The quick look method (i.e. The Ko Ko Rules) doesn't work in shale oil reservoir.
Because every tight oil reservoir is different, there's no one-size fits all solution.
Complex lithology (like mixture of quartz, clay, dolomite, calcite) and complex geology (thin low porosity sequence that's beyond the log resolution) make the log evaluation not that straighforward.
Sometimes, the low resistivity, high radioactivity, large density neutron separation caused by dolomite and pyrite, and the high PE value (near 3) make the producible zone look like shale on logs.
The next best thing to do is to gather local log trends about you shale oil reservoir, and start from there. Get more logs, and you'll notice some trends.
1. Shale Volume
Over the known shale oil zones, GR values normally reads higher due to Uranium and not clay content.
It's worth to run spectral GR, since the Uranium content will be significant high over a shale oil reservoir.
Instead of calculating the Vshale from total GR, calculate Vshale from Thorium curve of the spectral GR log.
In case of Thorium maximum shaly baseline is not available, then estimate by adding 25 to the Thorium minimum baseline.
Some shale oil formations contain kerogen. We can ignore calculating the absorbed gas from the kerogen as only little gas will flow.
But, we need to quantify the volume of kerogen as it affects the overall porosity values.
We first calculate the volume of kerogen from the derived TOC weight fraction from density vs resistivity method or sonic vs resistivity method.
The results must then be calibrated to geochemical TOC lab data.
We can't rely much on the density-neutron crossover.
You can't really tell the fluid types in shale oil reservoirs from the separation of the density-neutron logs since the separation of density-neutron curves is affected more by the complex lithology than the fluid.
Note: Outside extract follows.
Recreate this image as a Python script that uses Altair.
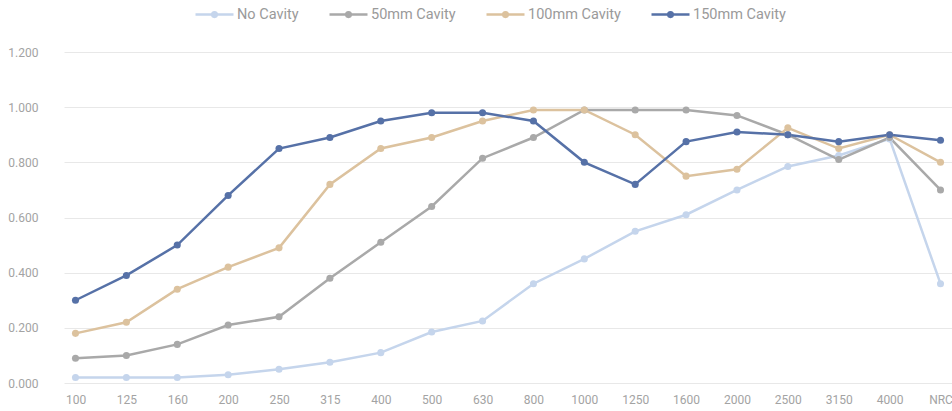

Sometimes, the density-neutron logs are on top of each other. Some other times, you'll see 'shale-like' density-neutron separation because of dolomite and pyrite contents.
Sometimes, the shale oil plays like the Bakken and Montney plays, show a laminated porosity sequence. Although the average porosity is correct, the individual laminated layers have higher porosity, but the logs could not resolve this beds.
In any case, if we have both the density-neutron logs, the best thing to do is to take the average porosity between density and neutron after shale and kerogen correction.
4. Water saturation
Resistivity values could be high or low.
Low resistivity (means higher water saturation) could be due to high bound water saturation with larger grain surface area, conductive minerals like pyrite, thin clay laminations, clay filled burrows, laminated porosity, or high formation water salinity.
On the other hand, overly high water saturation could be due to pyro-bitumen contents, fresher formation water or tighter rocks.
In any case, if the clay content is small, then use Archie's equation. Waxman-Smith can also be used.
It's worth to get real electrical properties from core lab to further refine the values.
Core poro-perm might not work.
Many shale oil reservoirs are made of siltstone with little clay contents. However, the lithology varies so much from near pure quartz to dolomite to calcite, and anything in between.
Running a geochemical log like ECS or FLEX will actually tell us the rock mineral components that make up 'shale' oil/gas. Thin section and XRD could help too.
To resolve the lithology, use multi mineral solver.
7. Pyrite correction
Some shale oil reservoirs contains significant pyrite. Pyrite lowers the resistivity value and has to be corrected.
To calculate the corrected resistivity, you subtract the product of volume of pyrite and effective pyrite resistivity from your resistivity log.
To do this you need to know the volume of pyrite (derived from your mineral model and calibrated to XRD/thin section) and effective pyrite resistity (which is often assumed between 0.1 to 1.0 ohm-m).
This are super generalized steps to evaluate your well logs for shale oil zones.